YOUR INSTRUCTIONS
Retype the opening lines of the listing below, ending with the line that contains "4.52, 4.5, 4.55];", and leave out any pictures.
======== AVAILABLE DATA
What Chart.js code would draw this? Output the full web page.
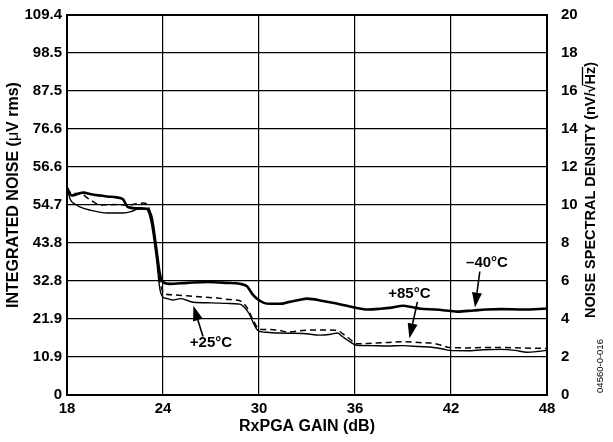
<!DOCTYPE html>
<html>
<head>
<meta charset="utf-8">
<script src="https://cdn.jsdelivr.net/npm/chart.js@4"></script>
<style>
  html, body { margin: 0; padding: 0; background: #fff; }
  #wrap { width: 613px; height: 442px; }
</style>
</head>
<body>
<div id="wrap"><canvas id="noiseChart" width="613" height="442"></canvas></div>
<script>
// ==== Ticks
const GAIN_TICKS = [18, 24, 30, 36, 42, 48];
const LEFT_TICKS = ["0", "10.9", "21.9", "32.8", "43.8", "54.7", "56.6", "76.6", "87.5", "98.5", "109.4"];
const RIGHT_TICKS = ["0", "2", "4", "6", "8", "10", "12", "14", "16", "18", "20"];

// ==== Series (gain in dB, noise density in nV/rtHz)
const gainM40 = [18, 18.3, 19, 19.6, 20.5, 21.1, 21.5, 21.8, 22.6, 23.0, 23.3, 23.6, 23.8, 24.0, 24.4, 25.5, 26.8, 28.0, 28.8, 29.25, 29.6, 29.9, 30.3, 30.7, 31.3, 31.9, 32.5, 33.0, 34.0, 34.9, 35.5, 36.1, 36.8, 37.6, 38.3, 39.0, 39.6, 40.1, 41.0, 42.0, 42.4, 43.4, 44.2, 45.1, 46.5, 48.0];
const noiseM40 = [10.9, 10.5, 10.65, 10.55, 10.45, 10.4, 10.3, 9.9, 9.82, 9.8, 9.3, 7.6, 6.4, 5.95, 5.85, 5.9, 5.95, 5.9, 5.85, 5.72, 5.3, 5.05, 4.85, 4.8, 4.8, 4.9, 5.0, 5.07, 4.95, 4.8, 4.7, 4.58, 4.5, 4.54, 4.6, 4.7, 4.62, 4.54, 4.5, 4.42, 4.39, 4.45, 4.5, 4.52, 4.5, 4.55];

const gainP25 = [18, 18.2, 18.5, 18.8, 19.5, 20.5, 21.5, 22.0, 22.4, 22.9, 23.1, 23.3, 23.6, 23.8, 24.0, 24.3, 24.6, 25.1, 25.9, 27.0, 28.0, 28.8, 29.1, 29.4, 29.7, 29.9, 30.2, 30.5, 31.3, 32.0, 32.75, 33.8, 34.5, 34.9, 35.25, 35.6, 36.1, 37.0, 38.0, 39.0, 40.0, 40.9, 41.5, 41.9, 43.0, 44.0, 45.1, 46.0, 46.75, 47.5, 48];
const noiseP25 = [11.0, 10.3, 10.05, 9.9, 9.72, 9.58, 9.58, 9.65, 9.78, 9.8, 9.6, 8.9, 7.1, 5.6, 5.15, 5.07, 5.0, 5.07, 4.88, 4.85, 4.82, 4.78, 4.6, 4.25, 3.7, 3.42, 3.32, 3.3, 3.26, 3.25, 3.24, 3.15, 3.2, 3.26, 3.05, 2.85, 2.62, 2.6, 2.58, 2.6, 2.55, 2.5, 2.42, 2.35, 2.33, 2.38, 2.4, 2.35, 2.25, 2.3, 2.35];

const gainP85 = [18, 18.3, 18.8, 19.4, 20.1, 21.0, 21.75, 22.75, 23.0, 23.2, 23.4, 23.6, 23.8, 24.1, 24.6, 25.5, 26.5, 27.4, 28.2, 28.8, 29.25, 29.6, 29.9, 30.2, 30.7, 31.3, 31.75, 32.75, 33.8, 34.9, 35.2, 35.6, 36.1, 37.0, 38.0, 39.0, 40.0, 40.9, 41.4, 41.9, 43.0, 44.0, 45.1, 46.5, 48];
const noiseP85 = [10.9, 10.6, 10.6, 10.3, 10.0, 10.02, 10.0, 10.1, 10.05, 9.6, 8.7, 7.3, 6.0, 5.33, 5.27, 5.22, 5.15, 5.1, 5.02, 4.96, 4.6, 4.0, 3.55, 3.45, 3.45, 3.4, 3.32, 3.4, 3.42, 3.4, 3.24, 3.0, 2.7, 2.72, 2.76, 2.8, 2.76, 2.72, 2.62, 2.5, 2.48, 2.5, 2.5, 2.47, 2.45];

// ==== Callouts (text + arrow, in data units)
const CALLOUTS = [
  { text: "\u201340\u00B0C", tx: 44.25, ty: 6.95, ax: 43.8, ay: 6.5, bx: 43.5, by: 4.6 },
  { text: "+85\u00B0C", tx: 39.4, ty: 5.33, ax: 39.9, ay: 4.9, bx: 39.4, by: 2.98 },
  { text: "+25\u00B0C", tx: 27.0, ty: 2.77, ax: 26.5, ay: 3.08, bx: 25.9, by: 4.7 },
];

const FONT = "'Liberation Sans', Arial, sans-serif";

// ==== Helpers
function toPoints(xs, ys) {
  return xs.map((x, i) => ({ x: x, y: ys[i] }));
}

function drawPieces(ctx, pieces, cx, cy) {
  let total = 0;
  pieces.forEach(p => { ctx.font = p.font; p.w = ctx.measureText(p.t).width; total += p.w; });
  let x = cx - total / 2;
  ctx.textBaseline = "middle";
  ctx.textAlign = "left";
  pieces.forEach(p => {
    ctx.font = p.font;
    ctx.fillText(p.t, x, cy);
    if (p.over) {
      ctx.beginPath();
      ctx.lineWidth = 1.3;
      ctx.moveTo(x - 1, cy - 8.5);
      ctx.lineTo(x + p.w, cy - 8.5);
      ctx.stroke();
    }
    x += p.w;
  });
}

// ==== Plugin : cadre, titres, annotations
const decorPlugin = {
  id: "decor",
  afterDraw(chart) {
    const ctx = chart.ctx;
    const a = chart.chartArea;
    const xs = chart.scales.x;
    const ys = chart.scales.y;
    ctx.save();
    ctx.strokeStyle = "#000";
    ctx.fillStyle = "#000";

    // frame
    ctx.lineWidth = 2;
    ctx.strokeRect(a.left, a.top, a.right - a.left, a.bottom - a.top);

    // left title
    ctx.save();
    ctx.translate(13.5, 195);
    ctx.rotate(-Math.PI / 2);
    drawPieces(ctx, [
      { t: "INTEGRATED NOISE (", font: "bold 16px " + FONT },
      { t: "\u03BC", font: "16px " + FONT },
      { t: "V rms)", font: "bold 16px " + FONT },
    ], 0, 0);
    ctx.restore();

    // right title
    ctx.save();
    ctx.translate(591, 190);
    ctx.rotate(-Math.PI / 2);
    drawPieces(ctx, [
      { t: "NOISE SPECTRAL DENSITY (nV/\u221A", font: "bold 14.5px " + FONT },
      { t: "Hz", font: "bold 14.5px " + FONT, over: true },
      { t: ")", font: "bold 14.5px " + FONT },
    ], 0, 0);
    ctx.restore();

    // x title
    ctx.font = "bold 16px " + FONT;
    ctx.textAlign = "center";
    ctx.textBaseline = "middle";
    ctx.fillText("RxPGA GAIN (dB)", (a.left + a.right) / 2, 427);

    // figure number
    ctx.save();
    ctx.translate(600, 366);
    ctx.rotate(-Math.PI / 2);
    ctx.font = "9.5px " + FONT;
    ctx.textAlign = "center";
    ctx.textBaseline = "middle";
    ctx.fillText("04560-0-016", 0, 0);
    ctx.restore();

    // callouts
    CALLOUTS.forEach(c => {
      ctx.font = "bold 15px " + FONT;
      ctx.textAlign = "center";
      ctx.textBaseline = "middle";
      ctx.fillText(c.text, xs.getPixelForValue(c.tx), ys.getPixelForValue(c.ty));

      const x1 = xs.getPixelForValue(c.ax), y1 = ys.getPixelForValue(c.ay);
      const x2 = xs.getPixelForValue(c.bx), y2 = ys.getPixelForValue(c.by);
      const ang = Math.atan2(y2 - y1, x2 - x1);
      const headLen = 15, headW = 5;
      const hx = x2 - headLen * Math.cos(ang), hy = y2 - headLen * Math.sin(ang);
      ctx.lineWidth = 1.6;
      ctx.beginPath();
      ctx.moveTo(x1, y1);
      ctx.lineTo(hx, hy);
      ctx.stroke();
      ctx.beginPath();
      ctx.moveTo(x2, y2);
      ctx.lineTo(hx + headW * Math.sin(ang), hy - headW * Math.cos(ang));
      ctx.lineTo(hx - headW * Math.sin(ang), hy + headW * Math.cos(ang));
      ctx.closePath();
      ctx.fill();
    });

    ctx.restore();
  },
};

// ==== Graphique
const tickFont = { family: FONT, size: 15, weight: "bold" };
const ctx = document.getElementById("noiseChart").getContext("2d");
const noiseChart = new Chart(ctx, {
  type: "line",
  data: {
    datasets: [
      {
        label: "-40°C",
        data: toPoints(gainM40, noiseM40),
        borderColor: "#000",
        borderWidth: 2.6,
        pointRadius: 0,
        cubicInterpolationMode: "monotone",
        fill: false,
      },
      {
        label: "+25°C",
        data: toPoints(gainP25, noiseP25),
        borderColor: "#000",
        borderWidth: 1.4,
        pointRadius: 0,
        cubicInterpolationMode: "monotone",
        fill: false,
      },
      {
        label: "+85°C",
        data: toPoints(gainP85, noiseP85),
        borderColor: "#000",
        borderWidth: 1.5,
        borderDash: [6, 4],
        pointRadius: 0,
        cubicInterpolationMode: "monotone",
        fill: false,
      },
    ],
  },
  options: {
    responsive: false,
    animation: false,
    devicePixelRatio: 1,
    layout: { padding: { top: 12, left: 0, right: 0, bottom: 0 } },
    plugins: { legend: { display: false }, tooltip: { enabled: false } },
    scales: {
      x: {
        type: "linear",
        min: 18,
        max: 48,
        afterBuildTicks: (s) => { s.ticks = GAIN_TICKS.map(v => ({ value: v })); },
        afterFit: (s) => { s.height = 47; },
        grid: { color: "#000", lineWidth: 1.2, drawTicks: false },
        border: { display: false },
        ticks: { color: "#000", font: tickFont, padding: 5, maxRotation: 0 },
      },
      y: {
        position: "left",
        min: 0,
        max: 20,
        afterBuildTicks: (s) => { s.ticks = LEFT_TICKS.map((t, i) => ({ value: i * 2 })); },
        afterFit: (s) => { s.width = 67; },
        grid: { color: "#000", lineWidth: 1.2, drawTicks: false },
        border: { display: false },
        ticks: {
          color: "#000",
          font: tickFont,
          padding: 5,
          callback: (v, i) => LEFT_TICKS[i],
        },
      },
      y2: {
        position: "right",
        min: 0,
        max: 20,
        afterBuildTicks: (s) => { s.ticks = RIGHT_TICKS.map((t, i) => ({ value: i * 2 })); },
        afterFit: (s) => { s.width = 66; },
        grid: { display: false },
        border: { display: false },
        ticks: {
          color: "#000",
          font: tickFont,
          padding: 6,
          callback: (v, i) => RIGHT_TICKS[i],
        },
      },
    },
  },
  plugins: [decorPlugin],
});
</script>
</body>
</html>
================
SOLVED PROBLEM
What Chart.js code would draw this? Output the full web page.
<!DOCTYPE html>
<html>
<head>
<meta charset="utf-8">
<script src="https://cdn.jsdelivr.net/npm/chart.js@4"></script>
<style>
  html, body { margin: 0; padding: 0; background: #fff; }
  #wrap { width: 613px; height: 442px; }
</style>
</head>
<body>
<div id="wrap"><canvas id="noiseChart" width="613" height="442"></canvas></div>
<script>
// ==== Ticks
const GAIN_TICKS = [18, 24, 30, 36, 42, 48];
const LEFT_TICKS = ["0", "10.9", "21.9", "32.8", "43.8", "54.7", "56.6", "76.6", "87.5", "98.5", "109.4"];
const RIGHT_TICKS = ["0", "2", "4", "6", "8", "10", "12", "14", "16", "18", "20"];

// ==== Series (gain in dB, noise density in nV/rtHz)
const gainM40 = [18, 18.3, 19, 19.6, 20.5, 21.1, 21.5, 21.8, 22.6, 23.0, 23.3, 23.6, 23.8, 24.0, 24.4, 25.5, 26.8, 28.0, 28.8, 29.25, 29.6, 29.9, 30.3, 30.7, 31.3, 31.9, 32.5, 33.0, 34.0, 34.9, 35.5, 36.1, 36.8, 37.6, 38.3, 39.0, 39.6, 40.1, 41.0, 42.0, 42.4, 43.4, 44.2, 45.1, 46.5, 48.0];
const noiseM40 = [10.9, 10.5, 10.65, 10.55, 10.45, 10.4, 10.3, 9.9, 9.82, 9.8, 9.3, 7.6, 6.4, 5.95, 5.85, 5.9, 5.95, 5.9, 5.85, 5.72, 5.3, 5.05, 4.85, 4.8, 4.8, 4.9, 5.0, 5.07, 4.95, 4.8, 4.7, 4.58, 4.5, 4.54, 4.6, 4.7, 4.62, 4.54, 4.5, 4.42, 4.39, 4.45, 4.5, 4.52, 4.5, 4.55];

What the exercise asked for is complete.